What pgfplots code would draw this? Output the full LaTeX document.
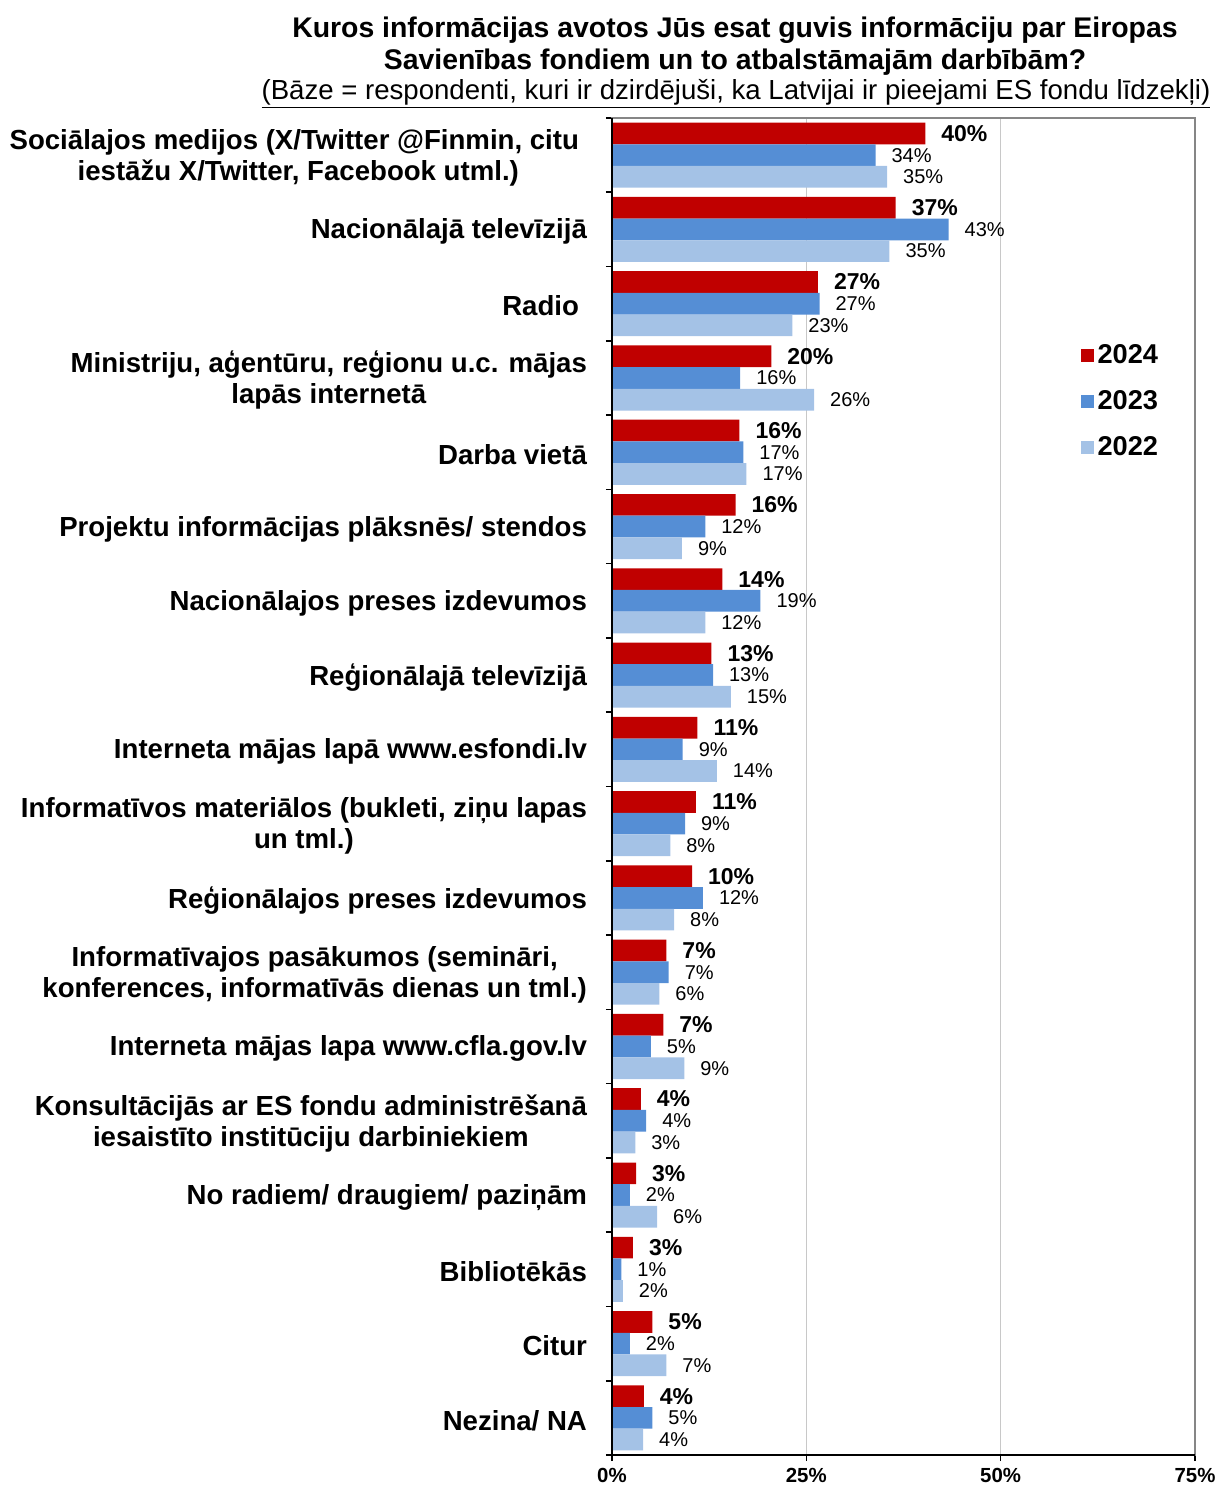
\documentclass[border=0pt]{standalone}
\usepackage{pgfplots}
\pgfplotsset{compat=1.18}
\usepackage{pgfplotstable}
\usepackage{fontspec}
\setmainfont{Liberation Sans}
\definecolor{c24}{RGB}{192,0,0}
\definecolor{c23}{RGB}{85,142,213}
\definecolor{c22}{RGB}{164,194,230}
\definecolor{gridc}{RGB}{200,200,200}
\definecolor{framec}{RGB}{134,134,134}

\pgfplotstableread{
y r rl b bl l ll
0 40.3 40 33.9 34 35.4 35
1 36.5 37 43.3 43 35.7 35
2 26.5 27 26.7 27 23.2 23
3 20.5 20 16.5 16 26.0 26
4 16.4 16 16.9 17 17.3 17
5 15.9 16 12.0 12 9.0 9
6 14.2 14 19.1 19 12.0 12
7 12.8 13 13.0 13 15.3 15
8 11.0 11 9.1 9 13.5 14
9 10.8 11 9.4 9 7.5 8
10 10.3 10 11.7 12 8.0 8
11 7.0 7 7.3 7 6.1 6
12 6.6 7 5.0 5 9.3 9
13 3.7 4 4.4 4 3.0 3
14 3.1 3 2.3 2 5.8 6
15 2.7 3 1.2 1 1.4 2
16 5.2 5 2.3 2 7.0 7
17 4.1 4 5.2 5 4.0 4
}\data

\begin{document}
\begin{tikzpicture}[x=1pt,y=1pt]
\useasboundingbox (-306,-16.5) rectangle (303,727.5);
\begin{axis}[
 at={(0,0)}, anchor=south west,
 scale only axis, width=291.5pt, height=668.5pt,
 xbar, bar width=0.292,
 xmin=0, xmax=75, ymin=-0.5, ymax=17.5, y dir=reverse,
 clip=false,
 xtick={0,25,50,75}, xticklabels={0\%,25\%,50\%,75\%},
 xticklabel style={font=\bfseries\fontsize{10.2}{12}\selectfont},
 xmajorgrids, grid style={gridc, line width=0.6pt},
 ytick={0,...,17},
 minor ytick={-0.5,0.5,...,17.5},
 every major y tick/.style={draw=none},
 tick align=outside, tick pos=left,
 major tick length=3pt, minor tick length=3pt,
 tick style={black, line width=0.8pt},
 axis line style={framec, line width=0.9pt},
 yticklabel style={align=center, font=\bfseries\fontsize{13.8}{15.5}\selectfont, xshift=-6pt, yshift=-1.2pt},
 yticklabels={
  {Sociālajos medijos (X/Twitter @Finmin, citu\kern4pt\\iestāžu X/Twitter, Facebook utml.)},
  {Nacionālajā televīzijā},
  {Radio\kern4pt},
  {Ministriju, aģentūru, reģionu u.c. mājas\\lapās internetā},
  {Darba vietā},
  {Projektu informācijas plāksnēs/ stendos},
  {Nacionālajos preses izdevumos},
  {Reģionālajā televīzijā},
  {Interneta mājas lapā www.esfondi.lv},
  {Informatīvos materiālos (bukleti, ziņu lapas\\un tml.)},
  {Reģionālajos preses izdevumos},
  {Informatīvajos pasākumos (semināri,\\konferences, informatīvās dienas un tml.)},
  {Interneta mājas lapa www.cfla.gov.lv},
  {Konsultācijās ar ES fondu administrēšanā\\iesaistīto institūciju darbiniekiem},
  {No radiem/ draugiem/ paziņām},
  {Bibliotēkās},
  {Citur},
  {Nezina/ NA}},
 legend style={at={(rel axis cs:0.803,0.834)}, anchor=north west, draw=none, fill=none,
   font=\bfseries\fontsize{13.6}{15}\selectfont, row sep=8pt, inner sep=0pt},
 legend cell align=left,
 legend image code/.code={\fill[#1] (0pt,-3.25pt) rectangle (6.5pt,3.25pt);},
]
\addplot[fill=c24, draw=none, bar shift=-0.292, point meta=explicit symbolic,
  nodes near coords={\pgfplotspointmeta\%},
  every node near coord/.append style={font=\bfseries\fontsize{11.5}{13}\selectfont, black, anchor=west, xshift=4.5pt}]
  table[x=r, y=y, meta=rl] {\data};
\addplot[fill=c23, draw=none, bar shift=0, point meta=explicit symbolic,
  nodes near coords={\pgfplotspointmeta\%},
  every node near coord/.append style={font=\fontsize{10}{12}\selectfont, black, anchor=west, xshift=4.5pt}]
  table[x=b, y=y, meta=bl] {\data};
\addplot[fill=c22, draw=none, bar shift=0.292, point meta=explicit symbolic,
  nodes near coords={\pgfplotspointmeta\%},
  every node near coord/.append style={font=\fontsize{10}{12}\selectfont, black, anchor=west, xshift=4.5pt}]
  table[x=l, y=y, meta=ll] {\data};
\legend{2024,2023,2022}
\draw[black, line width=1pt] (rel axis cs:0,1) -- (rel axis cs:0,0) -- (rel axis cs:1,0);
\end{axis}
\node[font=\bfseries\fontsize{14.2}{16}\selectfont, align=center] at (61.5,704.5)
 {Kuros informācijas avotos Jūs esat guvis informāciju par Eiropas\\Savienības fondiem un to atbalstāmajām darbībām?};
\node[font=\fontsize{13.8}{15}\selectfont] at (62,680.5)
 {\underline{(Bāze = respondenti, kuri ir dzirdējuši, ka Latvijai ir pieejami ES fondu līdzekļi)}};
\end{tikzpicture}
\end{document}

________________________

_WHAT YOU SHOULD DO:_ Copy the data character for character, but drop all pictures from the copy.

_SOLUTION TO THIS EXERCISE:_
What pgfplots code would draw this? Output the full LaTeX document.
\documentclass[border=0pt]{standalone}
\usepackage{pgfplots}
\pgfplotsset{compat=1.18}
\usepackage{pgfplotstable}
\usepackage{fontspec}
\setmainfont{Liberation Sans}
\definecolor{c24}{RGB}{192,0,0}
\definecolor{c23}{RGB}{85,142,213}
\definecolor{c22}{RGB}{164,194,230}
\definecolor{gridc}{RGB}{200,200,200}
\definecolor{framec}{RGB}{134,134,134}

\pgfplotstableread{
y r rl b bl l ll
0 40.3 40 33.9 34 35.4 35
1 36.5 37 43.3 43 35.7 35
2 26.5 27 26.7 27 23.2 23
3 20.5 20 16.5 16 26.0 26
4 16.4 16 16.9 17 17.3 17
5 15.9 16 12.0 12 9.0 9
6 14.2 14 19.1 19 12.0 12
7 12.8 13 13.0 13 15.3 15
8 11.0 11 9.1 9 13.5 14
9 10.8 11 9.4 9 7.5 8
10 10.3 10 11.7 12 8.0 8
11 7.0 7 7.3 7 6.1 6
12 6.6 7 5.0 5 9.3 9
13 3.7 4 4.4 4 3.0 3
14 3.1 3 2.3 2 5.8 6
15 2.7 3 1.2 1 1.4 2
16 5.2 5 2.3 2 7.0 7
17 4.1 4 5.2 5 4.0 4
}\data

\begin{document}
\begin{tikzpicture}[x=1pt,y=1pt]
\useasboundingbox (-306,-16.5) rectangle (303,727.5);
\begin{axis}[
 at={(0,0)}, anchor=south west,
 scale only axis, width=291.5pt, height=668.5pt,
 xbar, bar width=0.292,
 xmin=0, xmax=75, ymin=-0.5, ymax=17.5, y dir=reverse,
 clip=false,
 xtick={0,25,50,75}, xticklabels={0\%,25\%,50\%,75\%},
 xticklabel style={font=\bfseries\fontsize{10.2}{12}\selectfont},
 xmajorgrids, grid style={gridc, line width=0.6pt},
 ytick={0,...,17},
 minor ytick={-0.5,0.5,...,17.5},
 every major y tick/.style={draw=none},
 tick align=outside, tick pos=left,
 major tick length=3pt, minor tick length=3pt,
 tick style={black, line width=0.8pt},
 axis line style={framec, line width=0.9pt},
 yticklabel style={align=center, font=\bfseries\fontsize{13.8}{15.5}\selectfont, xshift=-6pt, yshift=-1.2pt},
 yticklabels={
  {Sociālajos medijos (X/Twitter @Finmin, citu\kern4pt\\iestāžu X/Twitter, Facebook utml.)},
  {Nacionālajā televīzijā},
  {Radio\kern4pt},
  {Ministriju, aģentūru, reģionu u.c. mājas\\lapās internetā},
  {Darba vietā},
  {Projektu informācijas plāksnēs/ stendos},
  {Nacionālajos preses izdevumos},
  {Reģionālajā televīzijā},
  {Interneta mājas lapā www.esfondi.lv},
  {Informatīvos materiālos (bukleti, ziņu lapas\\un tml.)},
  {Reģionālajos preses izdevumos},
  {Informatīvajos pasākumos (semināri,\\konferences, informatīvās dienas un tml.)},
  {Interneta mājas lapa www.cfla.gov.lv},
  {Konsultācijās ar ES fondu administrēšanā\\iesaistīto institūciju darbiniekiem},
  {No radiem/ draugiem/ paziņām},
  {Bibliotēkās},
  {Citur},
  {Nezina/ NA}},
 legend style={at={(rel axis cs:0.803,0.834)}, anchor=north west, draw=none, fill=none,
   font=\bfseries\fontsize{13.6}{15}\selectfont, row sep=8pt, inner sep=0pt},
 legend cell align=left,
 legend image code/.code={\fill[#1] (0pt,-3.25pt) rectangle (6.5pt,3.25pt);},
]
\addplot[fill=c24, draw=none, bar shift=-0.292, point meta=explicit symbolic,
  nodes near coords={\pgfplotspointmeta\%},
  every node near coord/.append style={font=\bfseries\fontsize{11.5}{13}\selectfont, black, anchor=west, xshift=4.5pt}]
  table[x=r, y=y, meta=rl] {\data};
\addplot[fill=c23, draw=none, bar shift=0, point meta=explicit symbolic,
  nodes near coords={\pgfplotspointmeta\%},
  every node near coord/.append style={font=\fontsize{10}{12}\selectfont, black, anchor=west, xshift=4.5pt}]
  table[x=b, y=y, meta=bl] {\data};
\addplot[fill=c22, draw=none, bar shift=0.292, point meta=explicit symbolic,
  nodes near coords={\pgfplotspointmeta\%},
  every node near coord/.append style={font=\fontsize{10}{12}\selectfont, black, anchor=west, xshift=4.5pt}]
  table[x=l, y=y, meta=ll] {\data};
\legend{2024,2023,2022}
\draw[black, line width=1pt] (rel axis cs:0,1) -- (rel axis cs:0,0) -- (rel axis cs:1,0);
\end{axis}
\node[font=\bfseries\fontsize{14.2}{16}\selectfont, align=center] at (61.5,704.5)
 {Kuros informācijas avotos Jūs esat guvis informāciju par Eiropas\\Savienības fondiem un to atbalstāmajām darbībām?};
\node[font=\fontsize{13.8}{15}\selectfont] at (62,680.5)
 {\underline{(Bāze = respondenti, kuri ir dzirdējuši, ka Latvijai ir pieejami ES fondu līdzekļi)}};
\end{tikzpicture}
\end{document}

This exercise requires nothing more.